Влада уже вставала, ходила по палате и даже выбиралась в коридор. Ужасную повязку с головы сняли, и оказалось, что волосы ей совсем не подстригли, а она-то переживала. Выщипали за ухом маленький клочок, рана там оказалась достаточно глубокой, и только. Пожилая медсестра помогла ей вымыть волосы, расчесала и все нахваливала, сокрушаясь, что ее детям бог не дал такой шикарной шевелюры. Корсет с шеи тоже сняли, сочтя лишним.
— Ничего с вами страшного не случилось, — утешил ее на последнем обходе врач. — Нервничать противопоказано, это может вызвать головные боли, а во всем остальном вы полностью здоровы и готовы к выписке.
Выписываться она не желала. Представить себе свое возвращение домой было невозможно.
Милиция могла думать все, что угодно. Черешнев мог продолжать врать, как врал все то время, что она лежала на больничной койке.
Она-то знала, что и как было на самом деле! И с ума она не сходила. И голос мужа своего в телефонной трубке слышала вполне отчетливо. И машину его рассмотрела, и номера.
А ей никто не верит! И еще разговаривают, как с душевнобольной или вообще как с преступницей.
К бабушке тоже было нельзя. Та, смущенно пряча глаза, сообщила, что Колька-плотник перебрался к ней и живет у нее уже как с месяц. Любовь у них, оказывается, обнаружилась. Толклись-толклись на одной кухне столько лет, иной раз и поругивались, а тут вдруг решили на старости лет хоть недолго, да в счастье пожить.
— Уважительный он, Коля-то, — винилась перед ней бабушка, будто и в самом деле была виновата. — А его из комнаты начали выгонять, без прописки или чегой-то еще… Вот и пришлось приютить…
Ее приютить оказалось некому, кроме Анны Ивановны. Та настойчиво продолжала склонять Владу к тому, чтобы та перебиралась к ним с вещами.
— Я подумаю, — пообещала Влада, стараясь не смотреть в сторону сестры-хозяйки.

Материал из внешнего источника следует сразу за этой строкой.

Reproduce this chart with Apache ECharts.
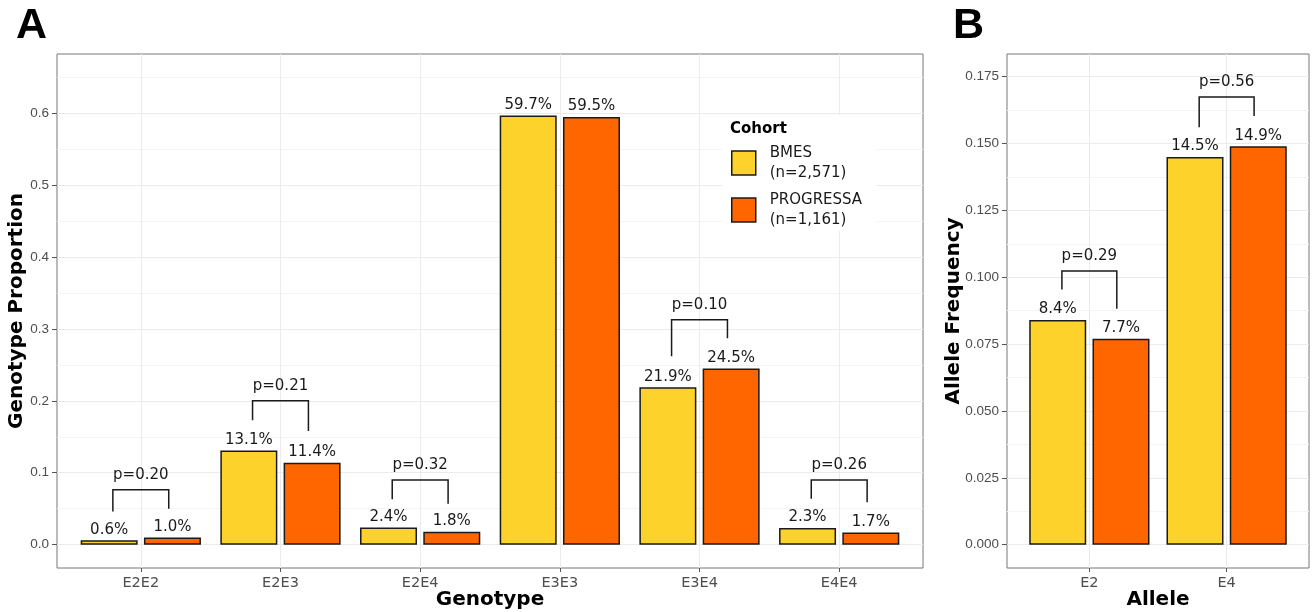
<!DOCTYPE html>
<html lang="en">
<head>
    <meta charset="utf-8">
    <title>APOE genotype and allele</title>
    <script src="https://cdn.jsdelivr.net/npm/echarts@6/dist/echarts.min.js"></script>
    <style>
        html, body { margin: 0; padding: 0; background: #fff; }
        #chart { width: 1313px; height: 612px; }
    </style>
</head>
<body>
<div id="chart"></div>

<script>
    // panel A - genotype proportions
    var genotypes = ['E2E2', 'E2E3', 'E2E4', 'E3E3', 'E3E4', 'E4E4'];
    var bmesGenotype = [0.006, 0.131, 0.024, 0.597, 0.219, 0.023];
    var progressaGenotype = [0.010, 0.114, 0.018, 0.595, 0.245, 0.017];
    var genotypeP = ['p=0.20', 'p=0.21', 'p=0.32', null, 'p=0.10', 'p=0.26'];
    var genotypeBracketTop = [0.0765, 0.200, 0.090, null, 0.313, 0.090];
    var genotypeTipLeft = [0.046, 0.173, 0.063, null, 0.262, 0.064];
    var genotypeTipRight = [0.050, 0.158, 0.057, null, 0.287, 0.059];
    var genotypeTicks = [0, 0.1, 0.2, 0.3, 0.4, 0.5, 0.6];
    var genotypeMinor = [0.05, 0.15, 0.25, 0.35, 0.45, 0.55, 0.65];

    // panel B - allele frequency
    var alleles = ['E2', 'E4'];
    var bmesAllele = [0.084, 0.145];
    var progressaAllele = [0.077, 0.149];
    var alleleP = ['p=0.29', 'p=0.56'];
    var alleleBracketTop = [0.1023, 0.1674];
    var alleleTipLeft = [0.0954, 0.1561];
    var alleleTipRight = [0.0882, 0.1603];
    var alleleTicks = [0, 0.025, 0.05, 0.075, 0.1, 0.125, 0.15, 0.175];
    var alleleMinor = [0.0125, 0.0375, 0.0625, 0.0875, 0.1125, 0.1375, 0.1625];

    var cohorts = ['BMES\n(n=2,571)', 'PROGRESSA\n(n=1,161)'];
    var colors = ['#FDD22B', '#FF6600'];

    var sans = 'DejaVu Sans';
    var ink = '#1a1a1a';

    function toPoints(vals) {
        return vals.map(function (v, i) { return [i + 1, v]; });
    }

    function barSeries(name, color, vals, axis, width) {
        return {
            name: name,
            type: 'bar',
            xAxisIndex: axis,
            yAxisIndex: axis * 2,
            data: toPoints(vals),
            barWidth: width,
            barGap: '11%',
            itemStyle: { color: color, borderColor: ink, borderWidth: 1.5 },
            label: {
                show: true,
                position: 'top',
                distance: 3,
                color: ink,
                fontFamily: sans,
                fontSize: 15,
                formatter: function (p) { return (p.value[1] * 100).toFixed(1) + '%'; }
            },
            z: 3
        };
    }

    function bracketSeries(axis, tops, tipsL, tipsR, labels) {
        var items = [], texts = [];
        tops.forEach(function (t, i) {
            if (t == null) return;
            items.push([i + 1, t, tipsL[i], tipsR[i]]);
            texts.push(labels[i]);
        });
        return {
            type: 'custom',
            xAxisIndex: axis,
            yAxisIndex: axis * 2,
            data: items,
            silent: true,
            z: 4,
            renderItem: function (params, api) {
                var x = api.value(0);
                var l = api.coord([x - 0.2, api.value(2)]);
                var tl = api.coord([x - 0.2, api.value(1)]);
                var tr = api.coord([x + 0.2, api.value(1)]);
                var r = api.coord([x + 0.2, api.value(3)]);
                return {
                    type: 'group',
                    children: [{
                        type: 'polyline',
                        shape: { points: [l, tl, tr, r] },
                        style: { stroke: ink, lineWidth: 1.5, fill: null }
                    }, {
                        type: 'text',
                        x: (tl[0] + tr[0]) / 2,
                        y: tl[1] - 15,
                        style: {
                            text: texts[params.dataIndex],
                            fill: ink,
                            font: '15px "DejaVu Sans"',
                            textAlign: 'center',
                            textVerticalAlign: 'middle'
                        }
                    }]
                };
            }
        };
    }

    function catAxis(grid, n, names, title) {
        return {
            type: 'value',
            gridIndex: grid,
            min: 0.4,
            max: n + 0.6,
            name: title,
            nameLocation: 'middle',
            nameGap: 22,
            nameMoveOverlap: false,
            nameTextStyle: { fontFamily: sans, fontWeight: 'bold', fontSize: 20, color: '#000', verticalAlign: 'top' },
            axisLine: { show: false, onZero: false },
            axisTick: { show: true, length: 4, lineStyle: { color: '#555' },
                customValues: names.map(function (s, i) { return i + 1; }) },
            axisLabel: {
                customValues: names.map(function (s, i) { return i + 1; }),
                formatter: function (v) { return names[Math.round(v) - 1]; },
                color: '#4d4d4d', fontFamily: sans, fontSize: 14.5, margin: 8
            },
            splitLine: { show: true, lineStyle: { color: '#ebebeb', width: 1 } }
        };
    }

    function valAxes(grid, min, max, ticks, minor, digits, title, gap) {
        return [{
            type: 'value',
            gridIndex: grid,
            min: min,
            max: max,
            name: title,
            nameLocation: 'middle',
            nameGap: gap,
            nameMoveOverlap: false,
            nameTextStyle: { fontFamily: sans, fontWeight: 'bold', fontSize: 20, color: '#000' },
            axisLine: { show: false, onZero: false },
            axisTick: { show: true, length: 5, lineStyle: { color: '#555' }, customValues: ticks },
            axisLabel: {
                customValues: ticks,
                formatter: function (v) { return v.toFixed(digits); },
                color: '#4d4d4d', fontFamily: 'Liberation Sans', fontSize: 13.5, margin: 8
            },
            splitLine: { show: true, lineStyle: { color: '#ebebeb', width: 1 } }
        }, {
            type: 'value',
            gridIndex: grid,
            position: 'right',
            min: min,
            max: max,
            axisLine: { show: false, onZero: false },
            axisTick: { show: false, customValues: minor },
            axisLabel: { show: false },
            splitLine: { show: true, lineStyle: { color: '#f4f4f4', width: 1 } }
        }];
    }

    var chart = echarts.init(document.getElementById('chart'));
    chart.setOption({
        animation: false,
        backgroundColor: '#fff',
        title: {
            text: 'Cohort',
            left: 730,
            top: 122,
            textStyle: { fontFamily: sans, fontWeight: 'bold', fontSize: 15, color: '#000' },
            padding: 0
        },
        legend: {
            data: cohorts,
            orient: 'vertical',
            left: 722,
            top: 115,
            padding: [28, 14, 1, 9],
            itemGap: 7,
            itemWidth: 24,
            itemHeight: 24,
            icon: 'rect',
            backgroundColor: '#fff',
            selectedMode: false,
            itemStyle: { borderColor: ink, borderWidth: 1.5 },
            textStyle: { fontFamily: sans, fontSize: 15, lineHeight: 20, color: ink, padding: [0, 0, 0, 9] }
        },
        grid: [
            { left: 57, top: 54, width: 866, height: 514, show: true, borderColor: '#777', borderWidth: 1, outerBoundsMode: 'none' },
            { left: 1007, top: 54, width: 302, height: 514, show: true, borderColor: '#777', borderWidth: 1, outerBoundsMode: 'none' }
        ],
        xAxis: [
            catAxis(0, genotypes.length, genotypes, 'Genotype'),
            catAxis(1, alleles.length, alleles, 'Allele')
        ],
        yAxis: valAxes(0, -0.0325, 0.6825, genotypeTicks, genotypeMinor, 1, 'Genotype Proportion', 30)
            .concat(valAxes(1, -0.00874, 0.1835, alleleTicks, alleleMinor, 3, 'Allele Frequency', 43)),
        graphic: [
            { type: 'text', left: 16, top: 5, style: { text: 'A', font: 'bold 43px "Liberation Sans"', fill: '#000' } },
            { type: 'text', left: 953, top: 5, style: { text: 'B', font: 'bold 43px "Liberation Sans"', fill: '#000' } }
        ],
        series: [
            barSeries(cohorts[0], colors[0], bmesGenotype, 0, 57),
            barSeries(cohorts[1], colors[1], progressaGenotype, 0, 57),
            barSeries(cohorts[0], colors[0], bmesAllele, 1, 57),
            barSeries(cohorts[1], colors[1], progressaAllele, 1, 57),
            bracketSeries(0, genotypeBracketTop, genotypeTipLeft, genotypeTipRight, genotypeP),
            bracketSeries(1, alleleBracketTop, alleleTipLeft, alleleTipRight, alleleP)
        ]
    });
</script>
</body>
</html>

Нехорошим она ей казалась человеком. Злобным каким-то и скопидомным. Несколько раз за время посещения напомнила ей, как дорого им обошлись фрукты и куры. Мол, нечего нос воротить от добрых людей, которые к ней, стало быть, с пониманием. А нужно выздоравливать да занимать койку напротив Маринкиной.
Марина оказалась единственным человеком из этой троицы, которая ничего от нее не хотела. Просто смотрела на нее, без конца покачивая головой, гладила по руке и приговаривала:
— Бедная ты, бедная… Могла бы и погибнуть, Влада! И инвалидом остаться…

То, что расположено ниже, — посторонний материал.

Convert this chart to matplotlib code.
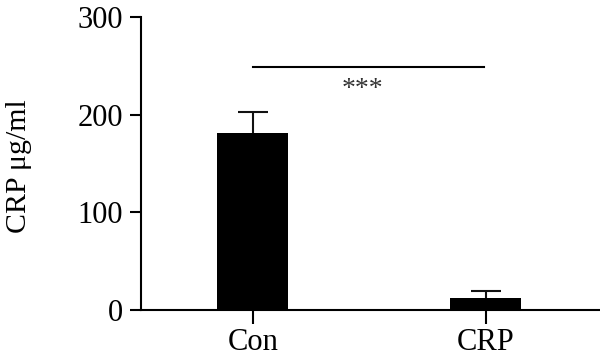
import numpy as np
import matplotlib
matplotlib.use('Agg')
import matplotlib.pyplot as plt

groups = ['Con', 'CRP']
means = [181, 12]
errors = [22, 7]
sig_level = 249
sig_text = '***'

plt.rcParams['font.family'] = ['Liberation Serif', 'DejaVu Serif']

fig = plt.figure(figsize=(6, 3.63), dpi=100)
ax = fig.add_axes([0.235, 0.147, 0.765, 0.806])

x = np.arange(len(groups))
ax.bar(x, means, width=0.305, color='black', zorder=2)
eb = ax.errorbar(x, means, yerr=[np.zeros(len(errors)), errors], fmt='none',
                 ecolor='#111111', elinewidth=1.5, capsize=11, capthick=1.5, zorder=1)
# only the upper cap is shown
eb[1][0].set_visible(False)

# significance bar
ax.plot([0.0, 0.99], [sig_level, sig_level], color='black', lw=1.5)
ax.text(0.47, sig_level - 10, sig_text, ha='center', va='top', fontsize=20, color='#333333')

ax.set_xlim(-0.48, 1.49)
ax.set_ylim(0, 300)
ax.set_yticks([0, 100, 200, 300])
ax.set_xticks(x)
ax.set_xticklabels(groups)
ax.set_ylabel('CRP μg/ml', fontsize=21.5)
ax.yaxis.set_label_coords(-0.238, 0.49)

for s in ['top', 'right']:
    ax.spines[s].set_visible(False)
for s in ['left', 'bottom']:
    ax.spines[s].set_linewidth(1.5)
ax.tick_params(axis='y', length=8, width=1.5, labelsize=22, pad=5)
ax.tick_params(axis='x', length=10, width=1.5, labelsize=22, pad=3)

fig.savefig('out.png', dpi=100)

Могла бы и погибнуть, могла бы лишиться рук, ног, зрения, зубов. Да мало ли что она могла! Все, что угодно! Разве это важно сейчас? Важным казалось другое: какую цель преследовал ее подлый супруг, затевая эту грязную игру?! Что он хотел?
Она много думала, валяясь без движения на больничной койке. Много слушала и следователя, и Игоря Андреевича, и Танюшу, которая тоже навещала ее со слезами на глазах. Слушала, сопоставляла и где-то уже через неделю пришла к выводу, что Черешнев не собирался ее убивать. Если бы собирался, непременно убил бы.
Не-е-ет, тут крылось что-то другое. Зачем тогда вся эта затея с машинами? Их ведь и в самом деле было две, она теперь в этом не сомневалась. И пускай этот настырный следователь думает, как ему хочется, она просто уверена, что машин было две.
Откуда могла взяться вторая — точно такая же?! И для чего? Для того, чтобы она запуталась во всей этой хитросплетенной дребедени и выглядела сущей дурой, рассказывая об этом?! Скорее всего, да. И тут же возникал вопрос: а зачем было выставлять ее дурой, зачем? Развестись можно и безо всей этой канители. Зачем тогда?
Игорь Андреевич в один из своих визитов, стоя перед ее кроватью на коленях и неистово зацеловывая ее ладони до мозолей, выдвинул вдруг свою версию происходящего:
— А что, если это происки моих врагов, дорогая?! Что, если кто-то хотел меня подставить, а?!